Tweaking Vietnam’s stock attraction

September 15, 2020 | 08:00
Potential new initiatives of short selling and intraday trading are expected to be a bonanza for Vietnam’s stock market to attract a large sum of foreign funds amid furious falls in share prices spurred by the ongoing pandemic.
tweaking vietnams stock attraction
Tweaking Vietnam’s stock attraction- illustration photo

Last month, the Ministry of Finance released a new draft circular that may replace 2015’s Circular No.203/2015/TT-BTC on guidelines for trading on the securities market. Accordingly, the amendments cover some new changes that allow for covered short positions – short selling and settlement dates of intraday trading (T+0).

In general, short sellers commonly borrow shares and immediately sell them, betting the price will fall before they buy back the shares and return them to the lender, taking the price difference, or margin, as profit.

Theoretically, short-selling is a bet that the price of a stock will fall, and is considered a risky but quite lucrative trading strategy mostly applied by large funds.

At the moment, the domestic stock market applies T+3, as the settlement date for securities transactions referring to the obligation in the brokerage business to settle securities trades by the third day following the trade date.

This is an important factor for global investors and index providers, as well as being integral to the development of liquid, robust capital markets that can support economic growth and prosperity, said Pan Asia Securities Lending Association on its optimism of Vietnam’s forthcoming bold moves.

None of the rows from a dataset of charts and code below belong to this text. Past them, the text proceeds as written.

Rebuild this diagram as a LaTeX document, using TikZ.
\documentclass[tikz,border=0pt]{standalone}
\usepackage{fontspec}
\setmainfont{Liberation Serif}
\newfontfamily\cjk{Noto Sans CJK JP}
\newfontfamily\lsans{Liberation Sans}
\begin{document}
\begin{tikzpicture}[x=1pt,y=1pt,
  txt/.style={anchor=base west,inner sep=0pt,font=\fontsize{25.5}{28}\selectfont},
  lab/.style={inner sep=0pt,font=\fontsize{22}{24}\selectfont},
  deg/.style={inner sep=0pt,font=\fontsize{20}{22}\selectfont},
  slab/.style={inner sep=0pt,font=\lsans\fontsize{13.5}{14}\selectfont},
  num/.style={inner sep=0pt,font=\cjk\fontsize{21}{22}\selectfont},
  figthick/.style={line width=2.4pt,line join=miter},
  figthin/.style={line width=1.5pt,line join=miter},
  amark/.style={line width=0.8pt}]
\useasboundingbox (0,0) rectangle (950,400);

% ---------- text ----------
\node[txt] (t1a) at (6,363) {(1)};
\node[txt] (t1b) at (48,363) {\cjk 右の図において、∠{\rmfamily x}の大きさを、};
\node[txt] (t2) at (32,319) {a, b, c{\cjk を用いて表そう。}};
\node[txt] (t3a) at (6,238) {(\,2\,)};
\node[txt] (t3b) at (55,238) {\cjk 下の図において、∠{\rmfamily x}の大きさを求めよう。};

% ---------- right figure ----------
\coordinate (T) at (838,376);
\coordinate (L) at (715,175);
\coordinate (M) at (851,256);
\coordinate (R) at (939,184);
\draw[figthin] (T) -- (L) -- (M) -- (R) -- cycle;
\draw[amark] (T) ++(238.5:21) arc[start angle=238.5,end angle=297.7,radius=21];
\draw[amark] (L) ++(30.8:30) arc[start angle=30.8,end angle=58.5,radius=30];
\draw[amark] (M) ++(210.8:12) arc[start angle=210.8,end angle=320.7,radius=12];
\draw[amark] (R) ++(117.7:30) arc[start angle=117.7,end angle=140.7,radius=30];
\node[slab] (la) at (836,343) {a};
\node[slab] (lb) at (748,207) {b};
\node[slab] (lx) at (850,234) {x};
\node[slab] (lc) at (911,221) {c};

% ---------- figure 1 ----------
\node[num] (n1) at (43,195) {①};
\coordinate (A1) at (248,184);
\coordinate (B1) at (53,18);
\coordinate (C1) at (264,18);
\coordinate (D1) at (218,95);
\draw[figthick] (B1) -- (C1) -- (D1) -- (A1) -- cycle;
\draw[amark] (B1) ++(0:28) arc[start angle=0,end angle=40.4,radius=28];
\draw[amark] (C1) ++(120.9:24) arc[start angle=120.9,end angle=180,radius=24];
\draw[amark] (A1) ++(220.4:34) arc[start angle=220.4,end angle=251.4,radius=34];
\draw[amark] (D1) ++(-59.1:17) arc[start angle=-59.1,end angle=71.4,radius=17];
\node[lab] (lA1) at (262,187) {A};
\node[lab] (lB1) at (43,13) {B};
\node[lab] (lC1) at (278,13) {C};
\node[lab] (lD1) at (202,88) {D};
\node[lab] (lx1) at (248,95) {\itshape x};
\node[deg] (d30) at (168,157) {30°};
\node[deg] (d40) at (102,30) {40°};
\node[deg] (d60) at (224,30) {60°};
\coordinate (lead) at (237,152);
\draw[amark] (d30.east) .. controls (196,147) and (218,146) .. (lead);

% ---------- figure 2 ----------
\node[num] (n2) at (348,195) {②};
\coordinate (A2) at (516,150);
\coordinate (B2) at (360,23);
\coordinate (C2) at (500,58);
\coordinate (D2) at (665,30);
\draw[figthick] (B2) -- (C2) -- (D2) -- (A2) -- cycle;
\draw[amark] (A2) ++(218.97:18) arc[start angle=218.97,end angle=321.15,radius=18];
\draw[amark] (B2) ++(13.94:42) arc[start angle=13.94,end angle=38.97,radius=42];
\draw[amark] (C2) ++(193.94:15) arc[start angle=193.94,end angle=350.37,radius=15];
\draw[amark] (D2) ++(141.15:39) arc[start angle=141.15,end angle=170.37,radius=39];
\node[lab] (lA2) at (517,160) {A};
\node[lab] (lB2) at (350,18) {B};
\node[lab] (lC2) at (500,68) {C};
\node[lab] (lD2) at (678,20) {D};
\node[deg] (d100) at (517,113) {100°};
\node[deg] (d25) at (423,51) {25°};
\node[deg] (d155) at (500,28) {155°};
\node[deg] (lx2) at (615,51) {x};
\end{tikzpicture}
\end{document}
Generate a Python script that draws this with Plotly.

Although short selling and T+0 are not the key factors for the reclassification of Vietnam as an emerging market, the new initiatives could boost the stock market to thrive, as well as lure more overseas funds, if the draft is approved.

To be classified as an emerging market through the MSCI, Vietnam must have “Good and tested efficiency of operational framework”. Efficiency of operational framework includes market entry, market organisation, and market infrastructure.

Within market infrastructure, there are criteria about clearing and settlement, as well as short selling. MSCI does not specify which criterion is critical for the reclassification. Therefore, if short selling and T+0 are legally permitted, Vietnam may pass these criteria.

In the list of emerging markets, more than half of the countries allow short selling to some extent. That means short selling criterion is not a requirement but a plus point for the Vietnamese market to upgrade. Similarly, T+0 is not a requirement because there are many countries which do not allow T+0 settlement – but in the long run, T+0 and short selling is required for the market to upgrade to a developed one.

Meanwhile the FTSE market classification framework clearly outlines the criterion to upgrade to a secondary emerging market. There are nine criteria, of which Vietnam has passed seven. The conditions that Vietnam has not met are “the settlement cycle (DvP)” and “settlement - rare incidence of failed trades”.

FTSE stated that “Vietnam continues not to meet the DvP criterion, which is currently rated as restricted, due to the market practice of conducting a pre-trading check to ensure the availability of funds prior to trade execution”.

The FTSE does not rate “settlement – rare incidence of failed trades” criterion – therefore, the key for Vietnam to upgrade to emerging market status by FTSE is to not require pre-funding of trades. That issue is also addressed by MSCI in its Global Market Accessibility Review report.

Prefunding requirement of trades comes from Rule 7.2 in 2015’s Circular No.203/2015/TT-BTC on guidelines for trading on securities market. In the new draft circular, that rule is revised that “Before trading, investors must have all collateral assets (money or securities) in accordance with the law of clearing and settlement of securities transactions.” That means the prefunding of trades is still required but the collateral assets include both money and securities rather than only money as in Circular 203. That could be an improvement for the market but may not be enough to pass the DvP criterion.

The T+0 settlement cycle and short selling also may not help Vietnam to upgrade to emerging market status by FTSE but in the long-term, these new schemes could help Vietnam get promoted to developed market status. The T+0 settlement cycle and short selling may attract a huge number of investors, and the trading cycle of investors is also boosted. That in turn could improve the market attraction and liquidity.

The implementation of short selling in combination with long positions to buy cover warrants will create diversified strategies for investors to gain profit, while minimising risks in the process for portfolio managers, especially with large investment funds. That will be very important as the stock market is being negatively affected by the pandemic this year.

In general, T+0 trading cycles and short selling do not guarantee that Vietnam could gain a lift to emerging market status by MSCI and FTSE, but it could be an encouraging sign for market reclassification – the key comes from a pre-funding requirement of trades.